The court administrator for the Fifth Judicial District - which includes Eagle County - has determined that "the loss of electronic distribution of public information in this case would result in having to hire and train 10 new employees at the Eagle courthouse, along with the attendant leasing of computers, office equipment, office space, and additional copy machines necessary for these persons," Ruckriegle's ruling stated.

Ruckriegle's order also noted that the Web site maintained on the case by the Colorado Judicial Branch has averaged 15,674 requests per month for document downloading between Sept. 1, 2003, and July 26 of this year.
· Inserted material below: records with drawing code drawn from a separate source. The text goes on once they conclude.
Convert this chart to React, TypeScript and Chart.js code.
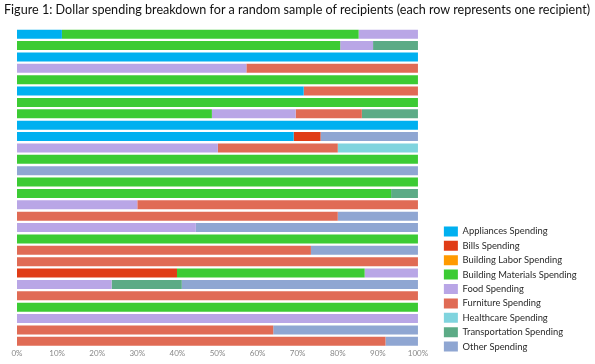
import React, { useEffect, useRef } from "react";
import { Chart, registerables } from "chart.js";

Chart.register(...registerables);

const recipients = Array.from({ length: 28 }, (_, i) => `Recipient ${i + 1}`);

const appliances = [11.2, 0, 100, 0, 0, 71.5, 0, 0, 100, 69, 0, 0, 0, 0, 0, 0, 0, 0, 0, 0, 0, 0, 0, 0, 0, 0, 0, 0];
const bills = [0, 0, 0, 0, 0, 0, 0, 0, 0, 6.7, 0, 0, 0, 0, 0, 0, 0, 0, 0, 0, 0, 39.9, 0, 0, 0, 0, 0, 0];
const buildingLabor = [0, 0, 0, 0, 0, 0, 0, 0, 0, 0, 0, 0, 0, 0, 0, 0, 0, 0, 0, 0, 0, 0, 0, 0, 0, 0, 0, 0];
const buildingMaterials = [74, 80.6, 0, 0, 100, 0, 100, 48.6, 0, 0, 0, 100, 0, 100, 93.3, 0, 0, 0, 100, 0, 0, 46.8, 0, 0, 100, 0, 0, 0];
const food = [14.8, 8.2, 0, 57.2, 0, 0, 0, 20.9, 0, 0, 50.1, 0, 0, 0, 0, 30, 0, 44.6, 0, 0, 0, 13.3, 23.6, 0, 0, 100, 0, 0];
const furniture = [0, 0, 0, 42.8, 0, 28.5, 0, 16.5, 0, 0, 29.9, 0, 0, 0, 0, 70, 80, 0, 0, 73.3, 100, 0, 0, 100, 0, 0, 63.9, 91.9];
const healthcare = [0, 0, 0, 0, 0, 0, 0, 0, 0, 0, 20, 0, 0, 0, 0, 0, 0, 0, 0, 0, 0, 0, 0, 0, 0, 0, 0, 0];
const transportation = [0, 11.2, 0, 0, 0, 0, 0, 14, 0, 0, 0, 0, 0, 0, 6.7, 0, 0, 0, 0, 0, 0, 0, 17.5, 0, 0, 0, 0, 0];
const other = [0, 0, 0, 0, 0, 0, 0, 0, 0, 24.3, 0, 0, 100, 0, 0, 0, 20, 55.4, 0, 26.7, 0, 0, 58.9, 0, 0, 0, 36.1, 8.1];

const seriesNames = [
  "Appliances Spending",
  "Bills Spending",
  "Building Labor Spending",
  "Building Materials Spending",
  "Food Spending",
  "Furniture Spending",
  "Healthcare Spending",
  "Transportation Spending",
  "Other Spending",
];
const seriesData = [appliances, bills, buildingLabor, buildingMaterials, food, furniture, healthcare, transportation, other];
const seriesColors = ["#00B0F0", "#E03C16", "#FF9A00", "#3CCB34", "#B9A6E6", "#E06B55", "#80D4DE", "#5CAB86", "#8FA6D2"];

const xTicks = [0, 10, 20, 30, 40, 50, 60, 70, 80, 90, 100];

const FONT = "Lato, 'Open Sans', sans-serif";

export default function App() {
  const ref = useRef<HTMLCanvasElement>(null);
  useEffect(() => {
    document.body.style.margin = "0";
    const chart = new Chart(ref.current!, {
      type: "bar",
      data: {
        labels: recipients,
        datasets: seriesNames.map((name, i) => ({
          label: name,
          data: seriesData[i],
          backgroundColor: seriesColors[i],
          borderWidth: 0,
          barPercentage: 0.8,
          categoryPercentage: 1,
        })),
      },
      options: {
        indexAxis: "y",
        animation: false,
        responsive: false,
        maintainAspectRatio: false,
        layout: { padding: { left: 17, top: 28.5, bottom: 8, right: 14.7 } },
        scales: {
          x: {
            stacked: true,
            min: 0,
            max: 100,
            afterBuildTicks: (s: any) => {
              s.ticks = xTicks.map((v) => ({ value: v }));
            },
            afterFit: (s: any) => {
              s.height = 9;
            },
            ticks: {
              callback: (v: any) => `${v}%`,
              color: "#888",
              font: { family: FONT, size: 8 },
              padding: 2,
              maxRotation: 0,
            },
            grid: { display: false, drawTicks: false },
            border: { display: false },
          },
          y: {
            stacked: true,
            position: "right",
            ticks: { display: false },
            grid: { display: false, drawTicks: false },
            border: { display: false },
            afterFit: (s: any) => {
              s.width = 21.5;
            },
          },
        },
        plugins: {
          legend: {
            position: "right",
            align: "end",
            labels: {
              boxWidth: 14,
              boxHeight: 10,
              padding: 4.4,
              color: "#2a2a2a",
              font: { family: FONT, size: 9.4 },
            },
          },
          tooltip: { enabled: false },
        },
      },
    });
    return () => chart.destroy();
  }, []);
  return (
    <div style={{ position: "relative", width: 595, height: 364, background: "#fff" }}>
      <div
        style={{
          position: "absolute",
          left: 4,
          top: 2,
          fontFamily: FONT,
          fontSize: 12.6,
          color: "#111",
          whiteSpace: "nowrap",
        }}
      >
        Figure 1: Dollar spending breakdown for a random sample of recipients (each row represents one recipient)
      </div>
      <canvas ref={ref} width={595} height={364} style={{ display: "block" }} />
    </div>
  );
}
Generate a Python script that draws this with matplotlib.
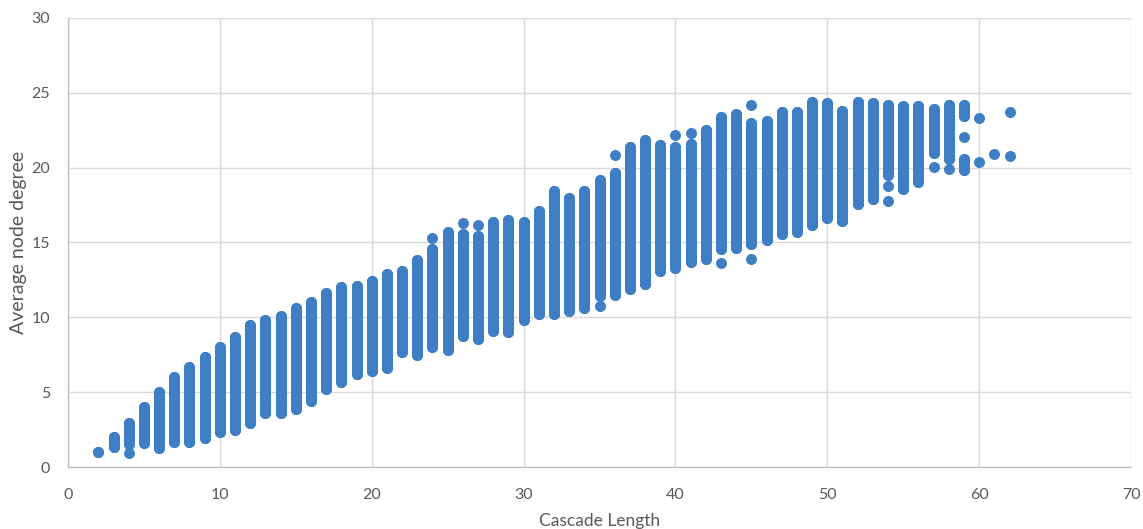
import matplotlib
matplotlib.use("Agg")
import matplotlib.pyplot as plt

# ---- data ----
# main continuous column per cascade length: lowest and highest average node degree
col_x  = [2, 3, 4, 5, 6, 7, 8, 9, 10, 11, 12, 13, 14, 15, 16, 17, 18, 19, 20,
          21, 22, 23, 24, 25, 26, 27, 28, 29, 30, 31, 32, 33, 34, 35, 36, 37,
          38, 39, 40, 41, 42, 43, 44, 45, 46, 47, 48, 49, 50, 51, 52, 53, 54,
          55, 56, 57, 58, 59, 59]
col_lo = [1.0, 1.33, 1.55, 1.6, 1.3, 1.65, 1.65, 1.97, 2.37, 2.5, 2.97, 3.63,
          3.63, 3.86, 4.4, 5.2, 5.7, 6.2, 6.4, 6.6, 7.7, 7.5, 8.05, 7.8, 8.75,
          8.55, 9.1, 9.0, 9.8, 10.25, 10.25, 10.4, 10.65, 11.4, 11.5, 11.9,
          12.25, 13.1, 13.3, 13.7, 13.9, 14.55, 14.6, 14.9, 15.2, 15.6, 15.7,
          16.2, 16.65, 16.45, 17.6, 17.9, 19.5, 18.6, 19.05, 20.95, 20.6,
          23.45, 19.85]
col_hi = [1.0, 2.0, 2.95, 4.0, 5.0, 6.0, 6.7, 7.35, 8.0, 8.7, 9.5, 9.8, 10.1,
          10.6, 11.0, 11.6, 12.0, 12.1, 12.4, 12.9, 13.1, 13.8, 14.55, 15.7,
          15.55, 15.45, 16.4, 16.5, 16.4, 17.1, 18.45, 18.0, 18.45, 19.2,
          19.67, 21.35, 21.85, 21.5, 21.35, 21.55, 22.5, 23.4, 23.6, 23.0,
          23.1, 23.7, 23.7, 24.4, 24.3, 23.8, 24.4, 24.35, 24.2, 24.1, 24.1,
          23.95, 24.2, 24.2, 20.55]

# isolated points that stand apart from the columns
pt_x = [4, 24, 26, 27, 35, 36, 40, 41, 43, 45, 45, 54, 54, 57, 58, 59,
        60, 60, 61, 62, 62]
pt_y = [0.95, 15.3, 16.3, 16.2, 10.75, 20.85, 22.15, 22.3, 13.65, 24.2,
        13.9, 18.8, 17.8, 20.05, 19.9, 22.05, 23.35, 20.35, 20.9, 23.75,
        20.8]

x_ticks = [0, 10, 20, 30, 40, 50, 60, 70]
y_ticks = [0, 5, 10, 15, 20, 25, 30]
x_title = "Cascade Length"
y_title = "Average node degree"

# ---- styling ----
plt.rcParams["font.family"] = ["Lato", "DejaVu Sans"]

blue = "#3E7EC4"
grid_c = "#D9D9D9"
text_c = "#595959"

fig = plt.figure(figsize=(11.43, 5.29), dpi=100)
ax = fig.add_axes([0.0595, 0.1172, 0.93, 0.8488])

dot_px = 11.0
lw_pt = dot_px * 72.0 / fig.dpi
ax.vlines(col_x, col_lo, col_hi, colors=blue, linewidth=lw_pt,
          capstyle="round", zorder=3)
ax.scatter(col_x + col_x, col_lo + col_hi, s=lw_pt ** 2, color=blue,
           linewidths=0, zorder=3)
ax.scatter(pt_x, pt_y, s=lw_pt ** 2, color=blue, linewidths=0, zorder=3)

ax.set_xlim(0, 70)
ax.set_ylim(0, 30)
ax.set_xticks(x_ticks)
ax.set_yticks(y_ticks)
ax.grid(True, color=grid_c, linewidth=1.0, zorder=0)
ax.set_axisbelow(True)
for s in ["top", "right"]:
    ax.spines[s].set_visible(False)
for s in ["left", "bottom"]:
    ax.spines[s].set_color("#BFBFBF")
    ax.spines[s].set_linewidth(1.0)
ax.tick_params(axis="both", length=0, labelsize=11.5, colors=text_c)
ax.tick_params(axis="x", pad=15)
ax.tick_params(axis="y", pad=13)
ax.set_xlabel(x_title, fontsize=12.5, color=text_c, labelpad=8)
ax.set_ylabel(y_title, fontsize=14, color=text_c, labelpad=3)

fig.savefig("out.png", dpi=100)
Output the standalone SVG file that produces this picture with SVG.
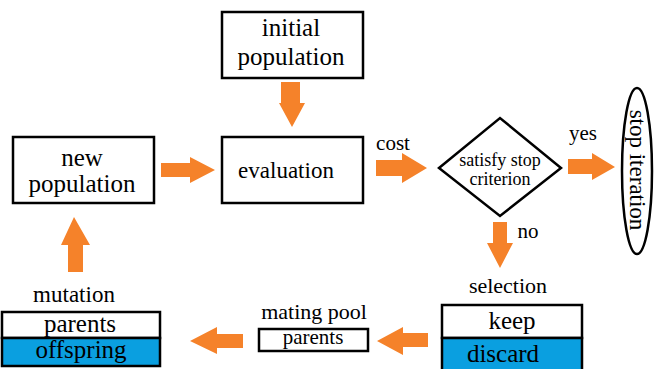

That's an average of 712 requests per business day.

"For a small courthouse with a docket crowded with other matters that also require the clerks' attention, there is simply no way that the current personnel can handle 712 document requests per day," Ruckriegle's order said.

On three occasions, court personnel have made errors which have compromised the alleged victim's privacy in the Bryant case.

On Sept. 16, a case document was posted on the state's Bryant site in which the victim's name had not been blacked out, making it available in cyberspace to anyone who viewed the document for about an hour, before the mistake was detected.

On June 24, a court reporter mistakenly sent a 206-page transcript from a closed "rape shield" hearing to seven news organizations.

Ruckriegle issued an order the same day forbidding the publication of the document, but after a legal battle that reached as high as the U.S. Supreme Court, a censored version of a 75-page portion of that transcript was publicly released on Aug. 2.

And, on July 28, yet another document - with the alleged victim's name again not blacked out - was posted on the state Web site, prompting Ruckriegle to issue an apology to the young woman and her parents during a pretrial hearing July 30.

Clune, the alleged victim's lawyer, labeled the most recent mistake as "inconceivable," coming so closely on the heels of a July 19 hearing in which he told the judge how the two previous errors had badly shaken his client's faith in the judicial system.

In rejecting Clune's request to shut down the Web site, Ruckriegle wrote that he "recognizes the gravity of these events and deeply regrets their occurrence," but said his preferred solution is to focus on efforts to reduce "human error" in the processing of case documents.

Ruckriegle's ruling comes quickly on the heels of his order issued Wednesday in which he issued his toughest ban to date on public comments outside court by all participants in the case.